Love shown for Japan and Yunnan victims
The recent earthquake has proved to be among the most disastrous calamities of the 21st century. While Japanese people are still suffering from aftershocks, blizzards and the fatal nuclear radiation, the kind-hearted from all over the world, including Peking University (PKU) students, have stretched out their helping hands. And Yingjiang of Yunnan Province, which was previously struck by another quake, will also receive their donations.
Peking University, Mar. 22, 2011: A huge earthquake of magnitude 9.0 hit Japan near Honshu on March 11, 2011, bringing disastrous tsunami to the north part of Japan and leaving a great amount of damage. The homeless are waiting on the world for help.
The Division for International Student Affairs of the PKU Office of International Relations reacted quickly to the calamity by contacting with Japanese Student Association to show concern for and arrange consolation plans for Japanese students.
With assistance from the Association of China-Japan Communication (ACJC), PKU’s Division for International Student Affairs held a fund-raising activity for emergency relief aid to Japan, as well as to Yunnan Province, where another series of earthquakes struck from March 17 to 23. In front of Shaoyuan Guest House and Zhongguanyuan Global Village, crowds of youths queued up to participate.
During the fundraiser, the reporter held interviews with PKU students of different identities.
(R = reporter； S = students)
Interview with a member of ACJC
R: How is the donation going?
S: We were worried that it would conflict with school hours. What was worse, the notice was post nowhere but on the Bulletin Board System (BBS). However, things have gone quite well. This is only the third day [of the fundraiser], but we’ve already collected a large number of donations from students to teachers, all with warm hearts. Thanks to the Division for International Student Affairs, we were able to give a hand to the victims. As an incentive, those who take part in the survey are given a T-shirt designed by ACJC as a memento.
R: Do you have any other plans in addition to the fundraiser?
S: Of course. We asked the local police station for help and were amicably treated as guests. In addition, members are en route to Gulou Street and Wudaokou as well as other possible places off campus on March 25 and 26.
Interview with a Japanese student
R: How are you feeling?
S: I feel much better than several days ago. The Division for International Student Affairs was really concerned for us; this made a big difference for us as we dealt with the reality of the disaster. Luckily, I was able to get in touch with my parents and friends rather quickly and was glad to find out that they were safe. What bothers me now most is the nuclear pollution.
R: What do you think of the donation?
S: It’s awesome! No matter what department or grade the donators come from, each of them is very kind. To my astonishment, some of the donors even comforted us in Japanese. Though my Chinese is not good enough to express my deep gratitude, I’d like to take a bow and say “Xiexie” (which means “thanks” in Chinese).

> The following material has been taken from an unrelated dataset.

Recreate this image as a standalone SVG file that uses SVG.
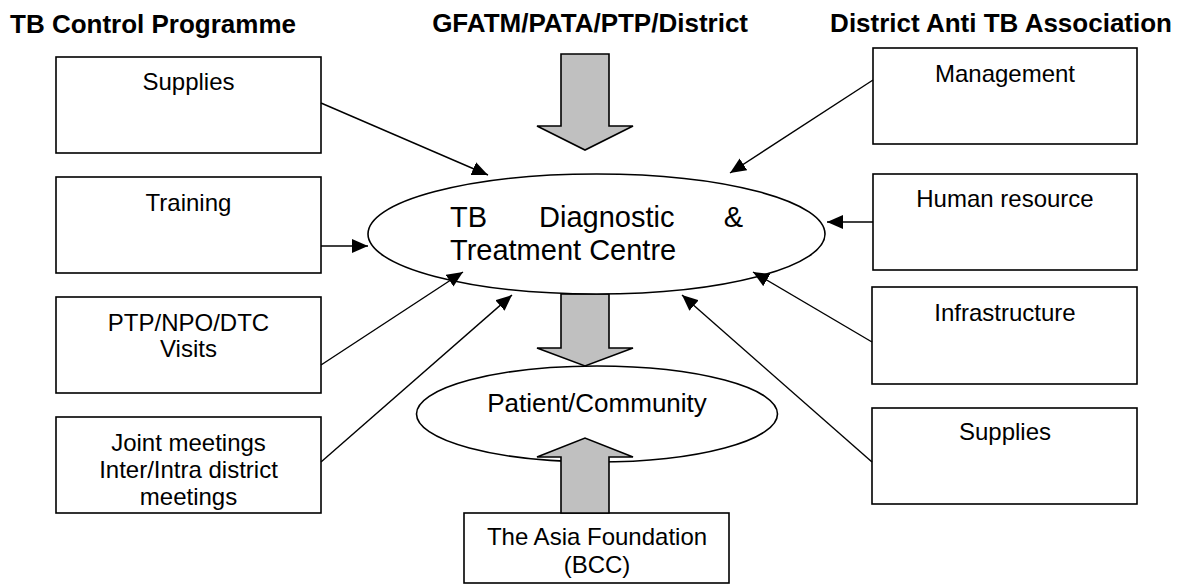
<svg xmlns="http://www.w3.org/2000/svg" width="1184" height="584" viewBox="0 0 1184 584">
  <style>
    .title { font-family: "Liberation Sans", Arial, sans-serif; font-weight: bold; font-size: 26px; fill: #000; }
    .lbl { font-family: "Liberation Sans", Arial, sans-serif; font-size: 24px; fill: #000; text-anchor: middle; }
    .big { font-family: "Liberation Sans", Arial, sans-serif; font-size: 29px; fill: #000; }
    .box { fill: #fff; stroke: #000; stroke-width: 1.6; }
    .oval { fill: #fff; stroke: #000; stroke-width: 1.6; }
    .block { fill: #c0c0c0; stroke: #000; stroke-width: 1.6; stroke-linejoin: miter; }
    .conn { stroke: #000; stroke-width: 1.4; fill: none; marker-end: url(#head); }
  </style>
  <defs>
    <marker id="head" markerUnits="userSpaceOnUse" markerWidth="17" markerHeight="14" refX="16" refY="7" orient="auto">
      <path d="M0,0 L16,7 L0,14 Z" fill="#000"/>
    </marker>
  </defs>

  <!-- column headings -->
  <g id="headings">
    <text class="title" x="10" y="33">TB Control Programme</text>
    <text class="title" x="748" y="32" text-anchor="end">GFATM/PATA/PTP/District</text>
    <text class="title" x="1172" y="32" text-anchor="end">District Anti TB Association</text>
  </g>

  <!-- broad block arrows -->
  <g id="block-arrows">
    <polygon class="block" points="561,54 609,54 609,126 633,126 585,150 537,126 561,126"/>
    <polygon class="block" points="561,294 609,294 609,348 633,348 585,366 537,348 561,348"/>
  </g>

  <!-- left column: TB Control Programme inputs -->
  <g id="left-supplies">
    <rect class="box" x="56" y="57" width="265" height="96"/>
    <text class="lbl" x="188.5" y="90">Supplies</text>
  </g>
  <g id="left-training">
    <rect class="box" x="56" y="177" width="265" height="96"/>
    <text class="lbl" x="188.5" y="211">Training</text>
  </g>
  <g id="left-visits">
    <rect class="box" x="56" y="297" width="265" height="96"/>
    <text class="lbl" x="188.5" y="331">PTP/NPO/DTC</text>
    <text class="lbl" x="188.5" y="357">Visits</text>
  </g>
  <g id="left-meetings">
    <rect class="box" x="56" y="417" width="265" height="96"/>
    <text class="lbl" x="188.5" y="451">Joint meetings</text>
    <text class="lbl" x="188.5" y="478">Inter/Intra district</text>
    <text class="lbl" x="188.5" y="505">meetings</text>
  </g>

  <!-- right column: District Anti TB Association inputs -->
  <g id="right-management">
    <rect class="box" x="873" y="48" width="264" height="96"/>
    <text class="lbl" x="1005" y="82">Management</text>
  </g>
  <g id="right-human-resource">
    <rect class="box" x="873" y="174" width="264" height="96"/>
    <text class="lbl" x="1005" y="207">Human resource</text>
  </g>
  <g id="right-infrastructure">
    <rect class="box" x="872" y="287" width="265" height="97"/>
    <text class="lbl" x="1005" y="321">Infrastructure</text>
  </g>
  <g id="right-supplies">
    <rect class="box" x="872" y="408" width="265" height="96"/>
    <text class="lbl" x="1005" y="440">Supplies</text>
  </g>

  <!-- centre -->
  <g id="centre">
    <ellipse class="oval" cx="596.5" cy="234" rx="228.5" ry="60"/>
    <text class="big" x="450" y="227">TB</text>
    <text class="big" x="539" y="227">Diagnostic</text>
    <text class="big" x="743" y="227" text-anchor="end">&amp;</text>
    <text class="big" x="450" y="260">Treatment Centre</text>
  </g>

  <g id="patient-community">
    <ellipse class="oval" cx="597" cy="414" rx="180.5" ry="48"/>
    <text class="lbl" x="597" y="412" style="font-size:26px">Patient/Community</text>
  </g>

  <g id="asia-foundation">
    <rect class="box" x="464" y="513" width="265" height="70"/>
    <text class="lbl" x="597" y="545">The Asia Foundation</text>
    <text class="lbl" x="597" y="573">(BCC)</text>
  </g>

  <g id="block-arrow-up">
    <polygon class="block" points="561,513 609,513 609,457 633,457 585,438 537,457 561,457"/>
  </g>

  <!-- connectors into the centre -->
  <g id="connectors">
    <line class="conn" x1="321" y1="103" x2="488" y2="175"/>
    <line class="conn" x1="321" y1="246" x2="368" y2="246"/>
    <line class="conn" x1="321" y1="365" x2="463" y2="272"/>
    <line class="conn" x1="321" y1="462" x2="512" y2="295"/>
    <line class="conn" x1="873" y1="80" x2="730" y2="173"/>
    <line class="conn" x1="873" y1="222" x2="827" y2="222"/>
    <line class="conn" x1="872" y1="342" x2="753" y2="272"/>
    <line class="conn" x1="872" y1="462" x2="682" y2="295"/>
  </g>
</svg>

R: I hope everything will be alright at home.
Interview with a Chinese donator
R: Why do you come here to donate? How are you feeling now?
S: Aware and sympathetic, as a human being; and full of responsibility and obligation, as a PKU student. It’s time we focus on helping those who have suffered and act as their fellow people. I feel fortunate to enjoy a peaceful life without natural disasters; what is a trife of an effort for me in this context can make a great contribution to the hit area.
R: Do you want to say something to the Japanese people, especially those of them who are studying at PKU?
S: In the end, tomorrow is another day. Summon up your courage to overcome the hardship. You are strong enough to pull through it. Come and tell us if anything remains to be done. Just remember, we are always right there, standing with you.